Quando Nixon ascendeu ao Poder, em 1968, seu chefe de gabinete distribuiu cópias de “Presidential Power” (1960) de Richard Neustadt —um clássico da ciência politica— para todos os assessores do presidente. Após o escândalo do Watergate (1974), um desses assessores advertiu Neustadt : “você é corresponsável”.
A principal mensagem do livro é que os poderes constitucionais do Executivo americano eram muito limitados comparativamente falando. O foco eram as relações Executivo-Legislativo. Em coluna recente enumerei alguns exemplos da fraqueza do Executivo. Nixon distorceu a lição e abusou dos poderes presidenciais. Mais do que isso: utilizou a Presidência institucional em esquemas criminosos que levaram ao seu impeachment.
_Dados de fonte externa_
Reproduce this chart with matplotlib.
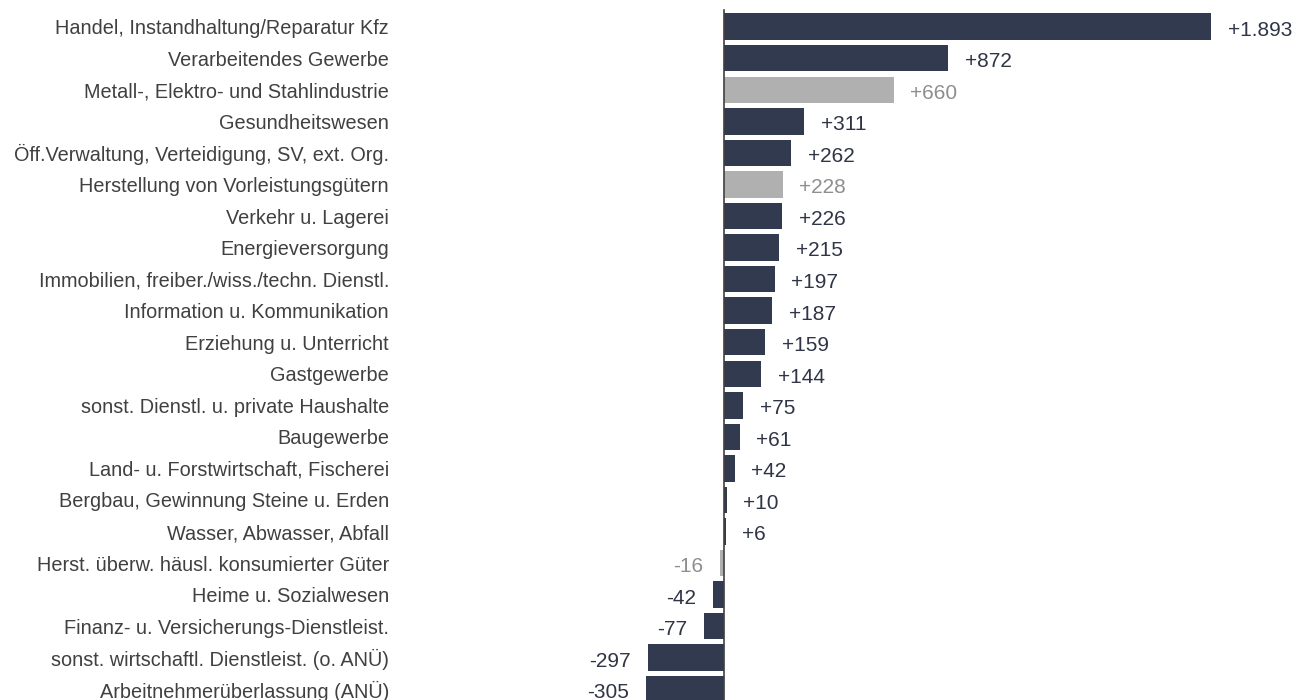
import matplotlib.pyplot as plt
from matplotlib.transforms import blended_transform_factory

plt.rcParams['font.family'] = ['Liberation Sans', 'DejaVu Sans']

categories = [
    "Handel, Instandhaltung/Reparatur Kfz",
    "Verarbeitendes Gewerbe",
    "Metall-, Elektro- und Stahlindustrie",
    "Gesundheitswesen",
    "Öff.Verwaltung, Verteidigung, SV, ext. Org.",
    "Herstellung von Vorleistungsgütern",
    "Verkehr u. Lagerei",
    "Energieversorgung",
    "Immobilien, freiber./wiss./techn. Dienstl.",
    "Information u. Kommunikation",
    "Erziehung u. Unterricht",
    "Gastgewerbe",
    "sonst. Dienstl. u. private Haushalte",
    "Baugewerbe",
    "Land- u. Forstwirtschaft, Fischerei",
    "Bergbau, Gewinnung Steine u. Erden",
    "Wasser, Abwasser, Abfall",
    "Herst. überw. häusl. konsumierter Güter",
    "Heime u. Sozialwesen",
    "Finanz- u. Versicherungs-Dienstleist.",
    "sonst. wirtschaftl. Dienstleist. (o. ANÜ)",
    "Arbeitnehmerüberlassung (ANÜ)",
]
values = [1893, 872, 660, 311, 262, 228, 226, 215, 197, 187, 159, 144,
          75, 61, 42, 10, 6, -16, -42, -77, -297, -305]
# sub-sectors of manufacturing are drawn in grey
highlight = [False, False, True, False, False, True, False, False, False,
             False, False, False, False, False, False, False, False, True,
             False, False, False, False]

dark = '#323a4f'
grey = '#b0b0b0'
dark_txt = '#2f3546'
grey_txt = '#8e8e8e'
label_txt = '#404040'


def fmt(v):
    s = f"{abs(v):,}".replace(",", ".")
    return ("+" if v > 0 else "-") + s


fig = plt.figure(figsize=(13.08, 7), dpi=100)
ax = fig.add_axes([0, 0, 1, 1])

ypos = list(range(len(values)))
colors = [grey if h else dark for h in highlight]
ax.barh(ypos, values, height=0.84, color=colors)

# zero at x=724px, 0.2573 px per unit
scale = 0.2573
ax.set_xlim(-724 / scale, (1308 - 724) / scale)
ax.set_ylim(21.34, -0.846)
ax.axis('off')
ax.axvline(0, ymin=0, ymax=0.986, color='#404040', lw=1.2)

for y, v, h in zip(ypos, values, highlight):
    c = grey_txt if h else dark_txt
    if v >= 0:
        ax.annotate(fmt(v), (v, y), xytext=(12, -1), textcoords='offset points',
                    ha='left', va='center_baseline', fontsize=15, color=c)
    else:
        ax.annotate(fmt(v), (v, y), xytext=(-12, -1), textcoords='offset points',
                    ha='right', va='center_baseline', fontsize=15, color=c)

trans = blended_transform_factory(fig.transFigure, ax.transData)
for y, cat in zip(ypos, categories):
    ax.text(389 / 1308, y, cat, transform=trans, ha='right', va='center_baseline',
            fontsize=14.3, color=label_txt)

fig.savefig('out.png', dpi=100)
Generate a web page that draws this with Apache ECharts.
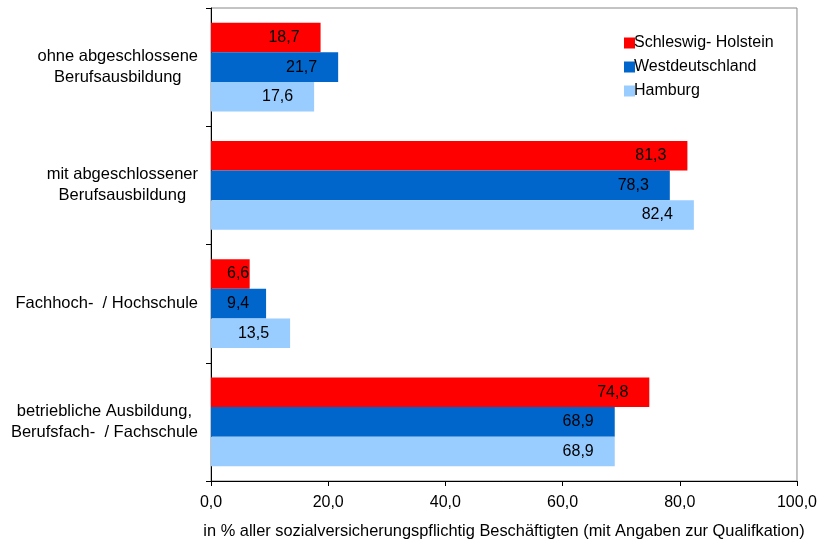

O problema de fundo era de desenho institucional. Mas havia outra questão em jogo: a lição que fica é que quando um presidente criminoso chega ao poder ameaça todo o sistema político.
Skowronek em clássico sobre o Estado americano afirma que o caso americano no final do século 19 era um “Estado de partidos e tribunais”, em forte contraste com o Estado construído pelas
monarquias europeias.
Esse estado de coisas levou Woodrow Wilson, ex-presidente dos Estados Unidos (1913-1921) a caracterizar o sistema político americano como “congressional government” e não presidencialismo. O próprio congresso neste período criou por delegação agências reguladoras independentes.
Durante o escândalo do Watergate, o “Massacre de Sábado à Noite” (demissão de três procuradores-gerais em um único dia devido a pressões de Nixon) mostra que o Ministério Público Federal americano —que é parte do Departamento de Justiça, órgão do Executivo— é vulnerável à interferência de um presidente. A Presidência não é fraca para o crime.
No contexto pós-Nixon, foi criada a figura (exótica para analistas internacionais) do procurador independente especial, que não pode ser demitido além de inspector generals (equivalente a CGU) com grande independência, os quais recentemente foram demitidos em massa por Trump.
Trata-se de questão recorrente na história americana: o poder de demissão (removal power) de membros da burocracia federal pelo presidente. A perseguição a procuradores especiais que investigaram Trump mostra a linha continuidade com a era Nixon.
O poder de demissão é parte essencial da chamada Teoria do Executivo Unitário que tem sido utilizada para legitimar intelectualmente ações unilaterais de Trump. A teoria sustenta que o Executivo tem total discrição sobre seus entes e órgãos, o que incluiria agências reguladoras e bancos centrais. A “tiranofobia” (Posner e Vermeule) nos Estados Unidos, segundo a teoria, é obstáculo para mudanças institucionais fundamentais.
Os Estados Unidos defrontam-se com o dilema de conter um presidente fraco constitucionalmente, mas forte para o abuso. Mas o fator decisivo, frequentemente esquecido, é o controle do Congresso: isto explica por que Nixon foi impedido (era minoritário nas duas casas) e Trump tenha sobrevivido a dois impeachments.